■ RECORDED INFORMATION
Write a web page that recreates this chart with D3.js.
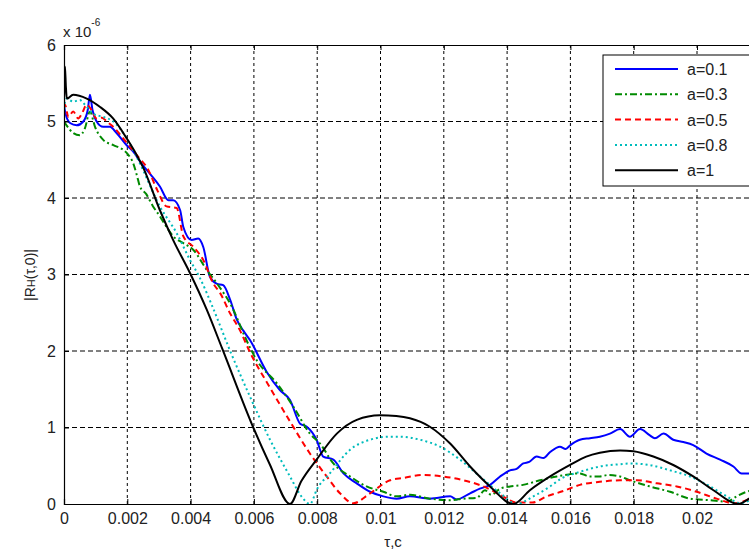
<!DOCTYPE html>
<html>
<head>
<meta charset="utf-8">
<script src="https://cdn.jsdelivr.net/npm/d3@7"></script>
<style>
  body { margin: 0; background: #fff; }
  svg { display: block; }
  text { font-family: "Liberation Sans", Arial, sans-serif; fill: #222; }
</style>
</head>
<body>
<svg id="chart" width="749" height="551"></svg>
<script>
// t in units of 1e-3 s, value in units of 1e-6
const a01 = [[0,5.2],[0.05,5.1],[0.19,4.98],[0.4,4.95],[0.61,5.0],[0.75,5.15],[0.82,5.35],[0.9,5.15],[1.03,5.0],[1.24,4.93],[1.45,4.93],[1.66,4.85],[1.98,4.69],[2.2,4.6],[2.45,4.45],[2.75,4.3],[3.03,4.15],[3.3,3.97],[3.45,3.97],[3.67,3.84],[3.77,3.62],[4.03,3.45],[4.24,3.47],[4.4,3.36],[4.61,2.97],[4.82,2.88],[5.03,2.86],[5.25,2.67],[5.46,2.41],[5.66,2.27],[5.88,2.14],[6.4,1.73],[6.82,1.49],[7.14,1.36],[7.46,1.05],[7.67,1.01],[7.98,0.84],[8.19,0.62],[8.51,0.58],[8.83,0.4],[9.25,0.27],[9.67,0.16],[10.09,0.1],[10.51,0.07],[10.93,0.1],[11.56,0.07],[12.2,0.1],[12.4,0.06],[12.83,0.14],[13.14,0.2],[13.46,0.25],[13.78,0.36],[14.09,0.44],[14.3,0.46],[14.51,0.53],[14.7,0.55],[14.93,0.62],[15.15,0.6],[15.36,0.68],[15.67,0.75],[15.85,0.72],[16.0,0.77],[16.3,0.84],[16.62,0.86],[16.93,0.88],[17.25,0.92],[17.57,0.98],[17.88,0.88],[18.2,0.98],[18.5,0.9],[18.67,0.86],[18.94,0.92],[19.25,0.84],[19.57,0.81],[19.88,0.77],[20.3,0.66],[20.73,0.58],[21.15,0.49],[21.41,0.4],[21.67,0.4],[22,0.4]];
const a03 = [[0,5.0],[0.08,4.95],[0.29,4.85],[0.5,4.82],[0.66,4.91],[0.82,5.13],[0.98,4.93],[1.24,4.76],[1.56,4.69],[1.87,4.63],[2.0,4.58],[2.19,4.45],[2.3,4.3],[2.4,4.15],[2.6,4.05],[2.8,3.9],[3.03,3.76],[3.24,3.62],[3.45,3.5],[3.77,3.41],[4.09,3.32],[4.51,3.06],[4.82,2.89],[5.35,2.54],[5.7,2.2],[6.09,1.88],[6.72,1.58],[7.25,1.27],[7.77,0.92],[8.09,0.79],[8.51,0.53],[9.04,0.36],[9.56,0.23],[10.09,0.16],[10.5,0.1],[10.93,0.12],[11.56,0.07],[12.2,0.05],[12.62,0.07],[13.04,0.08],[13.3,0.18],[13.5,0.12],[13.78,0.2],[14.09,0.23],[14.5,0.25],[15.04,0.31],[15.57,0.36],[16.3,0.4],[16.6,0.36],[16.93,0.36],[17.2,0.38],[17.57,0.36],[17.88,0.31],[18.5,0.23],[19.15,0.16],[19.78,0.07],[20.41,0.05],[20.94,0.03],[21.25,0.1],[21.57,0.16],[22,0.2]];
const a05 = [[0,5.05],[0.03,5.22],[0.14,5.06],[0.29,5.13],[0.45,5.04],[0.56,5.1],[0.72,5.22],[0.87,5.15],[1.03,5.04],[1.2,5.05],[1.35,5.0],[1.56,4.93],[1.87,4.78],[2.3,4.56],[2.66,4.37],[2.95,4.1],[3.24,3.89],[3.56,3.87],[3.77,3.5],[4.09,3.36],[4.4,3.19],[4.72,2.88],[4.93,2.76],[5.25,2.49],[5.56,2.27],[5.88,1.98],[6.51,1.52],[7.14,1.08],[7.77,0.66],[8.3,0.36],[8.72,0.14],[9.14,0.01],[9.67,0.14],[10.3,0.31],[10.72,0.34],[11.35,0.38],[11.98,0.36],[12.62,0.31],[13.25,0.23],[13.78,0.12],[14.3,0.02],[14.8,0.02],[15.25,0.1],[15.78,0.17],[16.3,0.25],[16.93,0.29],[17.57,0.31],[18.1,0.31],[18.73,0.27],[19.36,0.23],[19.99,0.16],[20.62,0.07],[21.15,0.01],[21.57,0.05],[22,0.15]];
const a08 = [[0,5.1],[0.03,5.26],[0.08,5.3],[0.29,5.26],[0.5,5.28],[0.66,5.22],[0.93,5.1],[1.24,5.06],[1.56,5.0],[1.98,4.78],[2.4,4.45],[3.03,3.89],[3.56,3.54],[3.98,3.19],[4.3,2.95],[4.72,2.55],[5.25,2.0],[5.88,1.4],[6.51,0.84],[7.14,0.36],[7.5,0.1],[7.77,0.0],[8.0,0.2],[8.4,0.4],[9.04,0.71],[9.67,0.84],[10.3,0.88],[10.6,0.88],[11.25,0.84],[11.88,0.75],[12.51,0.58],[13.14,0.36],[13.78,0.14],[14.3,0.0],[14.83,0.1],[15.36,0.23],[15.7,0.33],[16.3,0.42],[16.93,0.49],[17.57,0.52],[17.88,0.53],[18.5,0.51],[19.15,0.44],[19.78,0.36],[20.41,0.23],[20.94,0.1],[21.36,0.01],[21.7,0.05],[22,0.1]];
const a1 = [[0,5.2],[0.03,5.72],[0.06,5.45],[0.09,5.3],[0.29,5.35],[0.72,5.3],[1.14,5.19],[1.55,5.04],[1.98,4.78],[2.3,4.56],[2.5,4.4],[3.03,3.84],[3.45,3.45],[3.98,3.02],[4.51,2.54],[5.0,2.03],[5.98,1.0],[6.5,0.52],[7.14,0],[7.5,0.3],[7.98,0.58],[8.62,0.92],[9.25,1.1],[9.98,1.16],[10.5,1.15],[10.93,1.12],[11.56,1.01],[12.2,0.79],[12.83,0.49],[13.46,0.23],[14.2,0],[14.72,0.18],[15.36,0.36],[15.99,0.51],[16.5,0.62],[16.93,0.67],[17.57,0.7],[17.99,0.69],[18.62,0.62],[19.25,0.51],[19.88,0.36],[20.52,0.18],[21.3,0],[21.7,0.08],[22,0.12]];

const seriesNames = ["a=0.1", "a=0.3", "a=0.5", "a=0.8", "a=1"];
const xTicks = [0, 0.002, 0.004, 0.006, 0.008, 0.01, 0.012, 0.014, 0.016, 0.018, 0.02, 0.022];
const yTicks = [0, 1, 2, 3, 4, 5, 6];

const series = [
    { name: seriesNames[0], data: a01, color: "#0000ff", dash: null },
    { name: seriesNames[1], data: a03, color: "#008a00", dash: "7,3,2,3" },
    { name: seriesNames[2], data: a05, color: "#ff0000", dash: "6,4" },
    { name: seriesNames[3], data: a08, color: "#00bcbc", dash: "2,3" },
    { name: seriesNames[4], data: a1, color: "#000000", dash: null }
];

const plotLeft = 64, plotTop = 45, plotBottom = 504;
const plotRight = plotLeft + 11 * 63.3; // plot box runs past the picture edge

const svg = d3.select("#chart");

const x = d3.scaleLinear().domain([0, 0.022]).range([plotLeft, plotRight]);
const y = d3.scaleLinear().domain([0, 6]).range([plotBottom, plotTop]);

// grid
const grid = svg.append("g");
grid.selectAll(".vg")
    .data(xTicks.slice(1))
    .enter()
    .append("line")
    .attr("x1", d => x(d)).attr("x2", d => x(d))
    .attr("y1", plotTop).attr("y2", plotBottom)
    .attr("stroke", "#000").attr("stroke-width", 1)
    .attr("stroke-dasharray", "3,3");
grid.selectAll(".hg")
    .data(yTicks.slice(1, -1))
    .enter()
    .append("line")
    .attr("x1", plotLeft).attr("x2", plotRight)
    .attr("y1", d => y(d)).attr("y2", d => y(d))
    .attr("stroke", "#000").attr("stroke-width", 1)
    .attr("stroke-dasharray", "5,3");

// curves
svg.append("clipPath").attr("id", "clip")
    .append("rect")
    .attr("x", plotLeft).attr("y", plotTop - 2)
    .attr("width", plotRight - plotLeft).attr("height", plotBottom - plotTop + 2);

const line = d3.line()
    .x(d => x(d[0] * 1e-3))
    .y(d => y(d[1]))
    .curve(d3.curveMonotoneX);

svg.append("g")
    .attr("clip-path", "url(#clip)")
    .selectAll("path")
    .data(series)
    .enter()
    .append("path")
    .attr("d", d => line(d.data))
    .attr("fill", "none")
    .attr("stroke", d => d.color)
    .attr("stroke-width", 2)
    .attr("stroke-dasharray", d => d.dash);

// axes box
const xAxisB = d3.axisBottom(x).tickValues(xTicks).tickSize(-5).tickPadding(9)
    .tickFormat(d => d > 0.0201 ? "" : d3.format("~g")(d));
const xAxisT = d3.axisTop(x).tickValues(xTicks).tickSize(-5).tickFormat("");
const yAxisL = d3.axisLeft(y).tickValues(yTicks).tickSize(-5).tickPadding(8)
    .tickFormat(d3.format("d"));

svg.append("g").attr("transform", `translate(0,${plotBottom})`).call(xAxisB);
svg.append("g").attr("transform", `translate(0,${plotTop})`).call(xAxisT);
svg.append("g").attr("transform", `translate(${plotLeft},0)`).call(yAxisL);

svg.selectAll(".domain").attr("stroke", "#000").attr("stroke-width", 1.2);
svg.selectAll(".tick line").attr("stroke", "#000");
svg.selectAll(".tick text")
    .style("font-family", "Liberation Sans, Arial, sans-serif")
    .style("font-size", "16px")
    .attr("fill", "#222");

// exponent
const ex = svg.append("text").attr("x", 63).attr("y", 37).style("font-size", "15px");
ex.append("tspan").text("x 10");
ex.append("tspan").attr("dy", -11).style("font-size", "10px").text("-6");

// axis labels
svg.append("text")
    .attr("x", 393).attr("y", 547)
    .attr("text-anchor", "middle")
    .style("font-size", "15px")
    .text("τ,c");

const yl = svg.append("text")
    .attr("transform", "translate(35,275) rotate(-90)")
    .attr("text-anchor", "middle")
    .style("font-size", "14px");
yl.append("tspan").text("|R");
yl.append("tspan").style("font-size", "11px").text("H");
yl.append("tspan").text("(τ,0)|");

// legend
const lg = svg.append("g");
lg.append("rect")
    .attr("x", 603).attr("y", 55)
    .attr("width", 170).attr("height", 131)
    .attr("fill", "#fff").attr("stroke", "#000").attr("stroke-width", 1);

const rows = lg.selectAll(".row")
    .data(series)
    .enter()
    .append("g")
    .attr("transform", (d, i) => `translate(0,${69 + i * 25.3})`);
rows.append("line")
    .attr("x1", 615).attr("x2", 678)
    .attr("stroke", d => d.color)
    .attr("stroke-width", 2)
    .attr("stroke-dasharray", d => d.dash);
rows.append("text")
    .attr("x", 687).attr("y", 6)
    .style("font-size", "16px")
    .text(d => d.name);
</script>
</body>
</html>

■ TASK DIRECTIONS
Copy each line from the data above that includes "chart".

■ THE COMPLETED TASK
Write a web page that recreates this chart with D3.js.
<svg id="chart" width="749" height="551"></svg>
const svg = d3.select("#chart");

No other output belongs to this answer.